How could a macro return an aligned pointer to an unaligned value?

Question

I have been looking into an existing C99 code base that uses pointers to packed structure members all over the place. This results in warnings of the form.

my_file.c:xxx:yy: error: taking address of packed member of 'struct some_packed_struct' may result in an unaligned pointer value [-Werror=address-of-packed-member]

Most of the time, those warnings are generated when passing a pointer to a member of a structure to a function. For example:

int bar(const int *val)
{ ... }

struct {
    int a;
    char b;
    int c;
} __attribute__((packed)) foo;

// &foo.c is not aligned
bar(&foo.c)

There are a lot of different solutions to this problem. One that immediately comes to mind is to memcpy() the value to a stack-allocated variable of the same type and pass a pointer to this stack variable.

int tmp;

memcpy(&tmp, &foo.c, sizeof(foo.c));
bar(&tmp)

While this works, it will result in a lot of boiler-plate code which I would rather avoid introducing.
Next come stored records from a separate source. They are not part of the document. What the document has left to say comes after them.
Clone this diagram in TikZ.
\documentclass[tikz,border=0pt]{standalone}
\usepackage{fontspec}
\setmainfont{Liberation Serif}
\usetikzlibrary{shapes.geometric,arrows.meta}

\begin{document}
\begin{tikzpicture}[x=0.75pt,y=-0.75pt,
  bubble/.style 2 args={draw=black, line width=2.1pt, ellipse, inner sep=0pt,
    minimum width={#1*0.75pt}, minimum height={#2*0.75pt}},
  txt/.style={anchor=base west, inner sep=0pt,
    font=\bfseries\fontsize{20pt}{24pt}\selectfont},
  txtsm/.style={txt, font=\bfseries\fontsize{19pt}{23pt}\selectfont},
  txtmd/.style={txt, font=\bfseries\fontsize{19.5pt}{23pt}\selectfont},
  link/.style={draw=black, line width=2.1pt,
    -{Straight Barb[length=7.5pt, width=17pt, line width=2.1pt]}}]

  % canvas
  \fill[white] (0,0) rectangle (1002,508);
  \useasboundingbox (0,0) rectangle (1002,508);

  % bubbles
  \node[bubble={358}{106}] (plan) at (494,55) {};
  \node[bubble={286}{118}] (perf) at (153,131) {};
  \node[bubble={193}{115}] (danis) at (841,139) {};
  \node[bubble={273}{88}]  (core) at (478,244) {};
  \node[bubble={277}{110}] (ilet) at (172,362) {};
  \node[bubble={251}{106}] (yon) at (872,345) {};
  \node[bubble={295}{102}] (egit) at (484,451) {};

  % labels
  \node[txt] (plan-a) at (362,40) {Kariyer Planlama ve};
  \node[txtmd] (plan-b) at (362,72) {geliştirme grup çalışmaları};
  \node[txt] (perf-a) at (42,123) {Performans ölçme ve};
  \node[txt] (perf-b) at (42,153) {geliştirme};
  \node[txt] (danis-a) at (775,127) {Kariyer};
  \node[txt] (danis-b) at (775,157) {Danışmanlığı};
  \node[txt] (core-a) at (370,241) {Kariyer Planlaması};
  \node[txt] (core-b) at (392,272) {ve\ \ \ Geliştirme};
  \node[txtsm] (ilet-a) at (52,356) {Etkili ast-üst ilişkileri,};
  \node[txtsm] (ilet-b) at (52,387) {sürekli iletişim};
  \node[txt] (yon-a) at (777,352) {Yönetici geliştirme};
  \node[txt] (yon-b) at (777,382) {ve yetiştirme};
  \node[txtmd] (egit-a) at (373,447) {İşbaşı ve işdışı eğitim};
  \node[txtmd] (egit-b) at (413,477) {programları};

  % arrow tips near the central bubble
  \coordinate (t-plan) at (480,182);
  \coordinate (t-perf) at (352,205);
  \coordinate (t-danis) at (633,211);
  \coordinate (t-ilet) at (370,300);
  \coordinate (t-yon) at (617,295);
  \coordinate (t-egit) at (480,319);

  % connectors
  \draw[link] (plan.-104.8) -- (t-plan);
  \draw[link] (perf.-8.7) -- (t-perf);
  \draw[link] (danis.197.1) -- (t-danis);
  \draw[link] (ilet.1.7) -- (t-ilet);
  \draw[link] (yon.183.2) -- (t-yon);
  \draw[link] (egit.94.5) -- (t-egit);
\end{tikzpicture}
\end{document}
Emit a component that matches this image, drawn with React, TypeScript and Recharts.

For now, I have been contemplating using a macro of the form

#define ALIGN_VALUE_PTR(val) (&((const typeof(val)) { val }))

bar(ALIGN_VALUE_PTR(foo.c));

This works well for scalar types. However, and predictably, if val is a struct, this will not work.

struct inner {
    int c, d;
};

struct outer {
    int a, b;
    struct inner inner;
};

void print_inner_field(const struct inner *inner)
{
    printf("value is %d\n", inner->c);
}

struct outer outer;

print_inner_field(ALIGN_VALUE_PTR(outer.inner));

lol.c:28:30: error: incompatible types when initializing type ‘int’ using type ‘struct inner’
   28 |  print_inner(ALIGN_VALUE_PTR(foo.inner));
      |                              ^~~
lol.c:3:55: note: in definition of macro ‘ALIGN_VALUE_PTR’
    3 | #define ALIGN_VALUE_PTR(val) (&((const typeof(val)) { val }))
      |                                                       ^~~

I'm wondering if anyone has a better idea than what I have come up with.

Answer 1

#define ALIGN_VALUE_PTR(val) (((const typeof(val) []) { val }))

The reason your original version does not work is because of subtleties how braces are treated in initializers, and the fact that compound literals always require at least one level of braces. You can initialize a struct as

struct s bar;
//...
struct s foo = bar;

but you can't do:

struct s foo = { bar };

because, inside the braces, bar would have to have type matching the first member of struct s, not struct s.

Using an array (or a structure; there are variants involving a gratuitous structure too) allows you to match the brace levels to use the struct type you wanted as the initializer. The array form of course starts out with array type and only becomes a pointer via decay. If you want to ensure it's always a pointer, add a gratuitous +0 or &* to force the decay.